After a large expenditure of money, the Separatists found themselves waiting at the arranged place of debarkation, but the ship master did not appear on the appointed day. When the ship finally arrived at the designated spot, the ship master took them aboard in the night. "But when he had them and their goods abroad," the Separatist group learned they had been betrayed and King James' local sheriff with his bailiffs appeared on the scene to arrest them. They were put in open boats, where they were "rifled and ransacked". The shirts of the men were searched for money, "yea even the women bore even further than became modesty". The sheriff's men hauled them back into the town of Boston and "made them a spectacle and wonder to the multitude which came flocking on all sides to behold them".
The bailiffs stripped them of their money, books and other goods before they were presented to the magistrates. Messengers were then sent to inform the Lords of the Council of the arrest, and the bedraggled Separatists were committed to jail.
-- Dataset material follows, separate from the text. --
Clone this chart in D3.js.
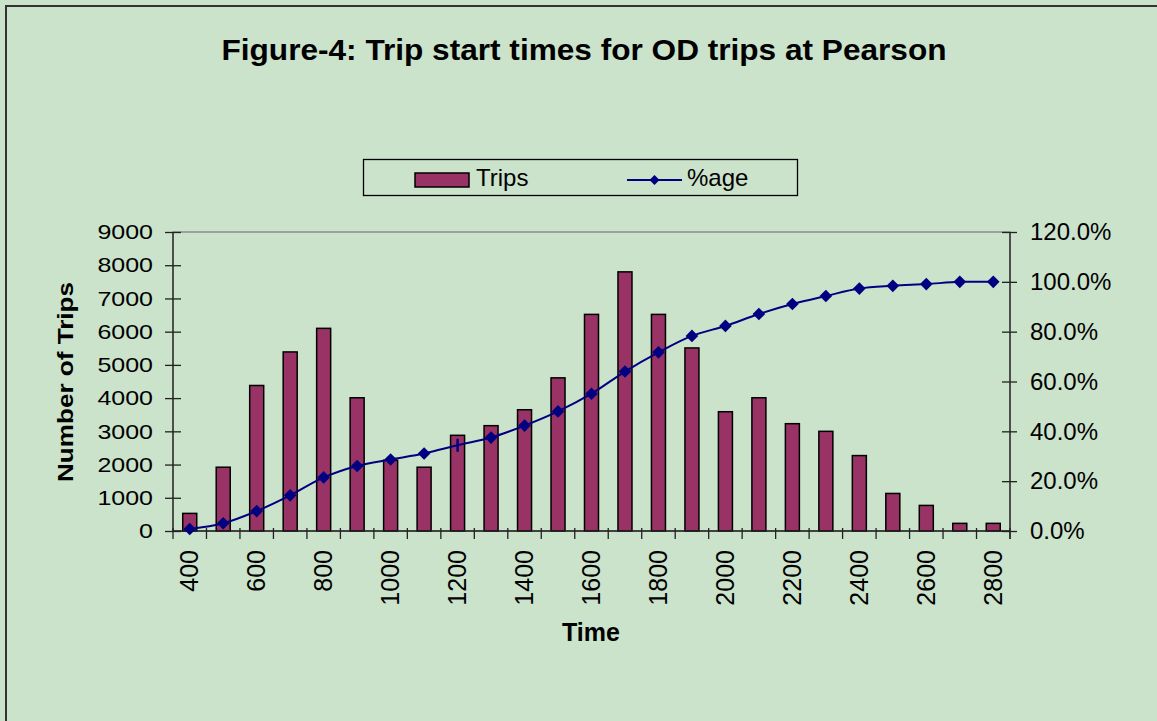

Although the magistrate treated them courteously and showed them what favor he could, he could not release them until orders came to him from the Lords of the Council
After a month's imprisonment the greatest part the charges were dismissed and the Separatists were sent back to the places from whence they had come. However, seven of the principal members, including Richard Clyfton, John Robinson and William Brewster, were still kept in prison and bound over to the assizes. The seven men were soon released and never brought to trial.